5 Ways User-Centered Design Benefits the Bottom Line
User-centered design is a product development framework that makes a product’s success with end users the top priority of both design and development.
User-centered design processes and principles require designers to think long-term. The people who will be using the product and the contexts in which they will use it become front of mind, determining design direction and decisions from the very start of the project all the way through product launch and into ongoing development.
Designers execute user-centered design through ongoing user research, usability testing and iterations.
Through user research and usability testing, designers seek to better understand:
- The goals people wish to meet through their use of a product
- How people behave and the emotions they feel when using a product
- The environment in which a product will be used and any related constraints
- The ideal workflow of a product, and how people will accomplish various tasks in their interactions with that product
User-centered design can be counter-intuitive for businesses. On the surface, it seems to be driven by external forces seeking their own good (product users getting what they want), rather than internal forces seeking the good of the company (businesses getting what they want).
But the truth about user-centered design is that, in satisfying the needs and desires of the people who will use the product, businesses get exactly what they want as well.
And that brings us to the five ways user-centered design benefits the bottom line.
1. Prioritizing user research and testing at every stage >> Confidence to create efficiently
Ongoing user research and testing are two of the primary activities associated with user-centered design.
At the beginning of a project, your understanding of the user experience and exactly how the product should work are vague — it’s based on your assumptions and any user research you’ve been able to conduct.
Once you have a prototype, you can conduct usability tests, analyze the results, refine the design, develop, and test again with people using the actual product. Your understanding of the user experience and how the product should work improves with each iteration.
Design Analysis & Refinement >> Prototyping & Development >> Usability Testing >> Repeat
With each round of testing, analysis, and prototyping, the improved design responds directly to hard facts about what works and what doesn’t. Your design and develop teams don’t waste time creating something that won’t satisfy the people using it — they create efficiently, building in a direction that is certain to succeed.
2. Designing for agile development >> Reduced risk
User-centered design and agile development are a winning combination. As user-centered design facilitates iterative improvement in response to a growing understanding of what works for the end user, agile development likewise facilitates iterative improvement on the performance of a product’s features.
“Agile provides opportunities to recognize and mitigate risk early.”
– Robert Sfeir, Enterprise Agile Coach, “Agile Is About Risk Mitigation“
Teams who adopt user-centered design and agile development processes in tangent avoid having to make expensive and large-scale changes to a product’s design.
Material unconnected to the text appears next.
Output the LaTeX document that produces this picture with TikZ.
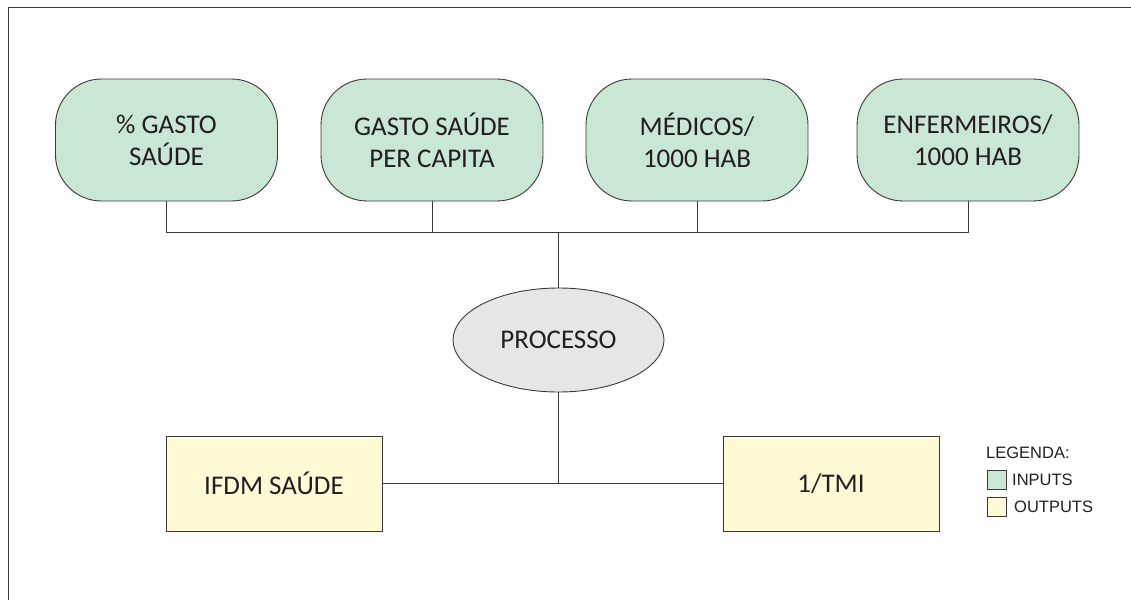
\documentclass[tikz,border=0pt]{standalone}
\usepackage{fontspec}
\setmainfont{Carlito}
\newfontfamily\legendfont{Liberation Sans}
\usetikzlibrary{shapes.geometric}
\definecolor{ingreen}{HTML}{CAE6D4}
\definecolor{outyellow}{HTML}{FFF9D5}
\definecolor{procgray}{HTML}{E6E6E7}
\definecolor{edge}{HTML}{3A3A3A}
\definecolor{txt}{HTML}{231F20}
\tikzset{
  mainfont/.style={font=\fontsize{27}{32}\selectfont},
  inbox/.style={draw=edge, line width=0.9pt, fill=ingreen, rounded corners=46pt,
    minimum width=222pt, minimum height=122pt, align=center, text=txt,
    mainfont, inner sep=0pt},
  outbox/.style={draw=edge, line width=0.9pt, fill=outyellow,
    minimum width=216pt, minimum height=95pt, align=center, text=txt,
    mainfont, inner sep=0pt},
  procnode/.style={draw=edge, line width=0.9pt, fill=procgray, ellipse,
    minimum width=211pt, minimum height=104pt, text=txt,
    mainfont, inner sep=0pt},
  conn/.style={draw=edge, line width=0.9pt},
  swatch/.style={draw=edge, line width=0.9pt, minimum width=19pt, minimum height=19pt, inner sep=0pt},
  legtext/.style={text=txt, font=\legendfont\fontsize{16.5}{18}\selectfont, anchor=west, inner sep=0pt}
}
\begin{document}
\begin{tikzpicture}[x=1pt,y=-1pt]
\useasboundingbox (0,0) rectangle (1131,600);
% frame
\draw[conn, line width=1pt] (8,600) -- (8,7) -- (1131,7);
% input boxes
\node[inbox] (g1) at (166.5,140) {\% GASTO\\SAÚDE};
\node[inbox] (g2) at (432,140) {GASTO SAÚDE\\PER CAPITA};
\node[inbox] (g3) at (697,140) {MÉDICOS/\\1000 HAB};
\node[inbox] (g4) at (968,140) {ENFERMEIROS/\\1000 HAB};
% process
\node[procnode] (p) at (558.5,340) {PROCESSO};
% outputs
\node[outbox] (o1) at (274,483.5) {IFDM SAÚDE};
\node[outbox] (o2) at (831,483.5) {1/TMI};
% connectors
\coordinate (j1) at (166.5,232);
\coordinate (j4) at (968,232);
\coordinate (jt) at (558.5,232);
\coordinate (jb) at (558.5,483.5);
\draw[conn] (g1.south) -- (j1) -- (j4) -- (g4.south);
\draw[conn] (g2.south) -- (g2.south |- j1);
\draw[conn] (g3.south) -- (g3.south |- j1);
\draw[conn] (jt) -- (p.north);
\draw[conn] (p.south) -- (jb);
\draw[conn] (o1.east) -- (o2.west);
% legend
\node[legtext] (lt) at (986,453) {LEGENDA:};
\node[swatch, fill=ingreen] (s1) at (996.5,480) {};
\node[legtext] (l1) at (1012,480) {INPUTS};
\node[swatch, fill=outyellow] (s2) at (996.5,507) {};
\node[legtext] (l2) at (1014,507) {OUTPUTS};
\end{tikzpicture}
\end{document}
Sprints and iterations ensure you discover what doesn’t work before wasting time on developing it further.
In other words, you only build what you know will work. It’s a safer investment for all project stakeholders.
3. Making something people want to use >> Pricing models that work
It’s nearly impossible to successfully choose a pricing model for your product without clearly understanding how and why people will value it. If you don’t know what their goals are in using your product, then how can you know what to charge for, or whether to implement subscriptions or position your product for off-the-shelf sales? Even more importantly, how do you know people will pay for your product at all?
User-centered design means everything when it comes to creating a product that makes money. Basically, if you want people to pay you, you have to give them what they want.
Your knowledge about user motivations and how people interact with your product will help you identify the most lucrative ways to communicate and sell value to customers. The alternative is launching a product that fails to deliver value worth paying for because it was not tested and designed for users at every stage of development.
4. Making something people can easily use >> Customer loyalty
User-centered design processes require teams to understand user expectations and behaviors so they can build products that are simple to understand and follow.
The people using your product will never understand the effort and thought that went into designing an interface that makes perfect sense to them. And that’s how you know you did it right.
Intuitive products that are easy to use will always win over products that are meant to accomplish the same thing but are confusing or hard to learn.
>> It shouldn’t take a rocket scientist to navigate your app. Discover UX design services that take the guesswork out of user-centered design.
5. Building and leveraging an ever-growing database of knowledge about the user experience >> Edge on the competition
Most digital products collect data that can help businesses better understand the customer journey or inform user experience improvements. Because this data collection is often an indirect result of the product’s other functions, product designers frequently overlook the opportunity to use it.
Here’s an example. One of our clients, Photomadic, hired us to improve their photo kiosk software. As we dug deeper into the project, we discovered a way to not only solve the problems they were having with their current technology, but also enable marketing analytics using the social-sharing data collected by the product.
This added value propelled Photomadic to a leading industry position. Now, they not only use the software for their own jobs, they also sell the software to other companies.
Conclusion: User-centered design is the smart way to make business decisions that pay off.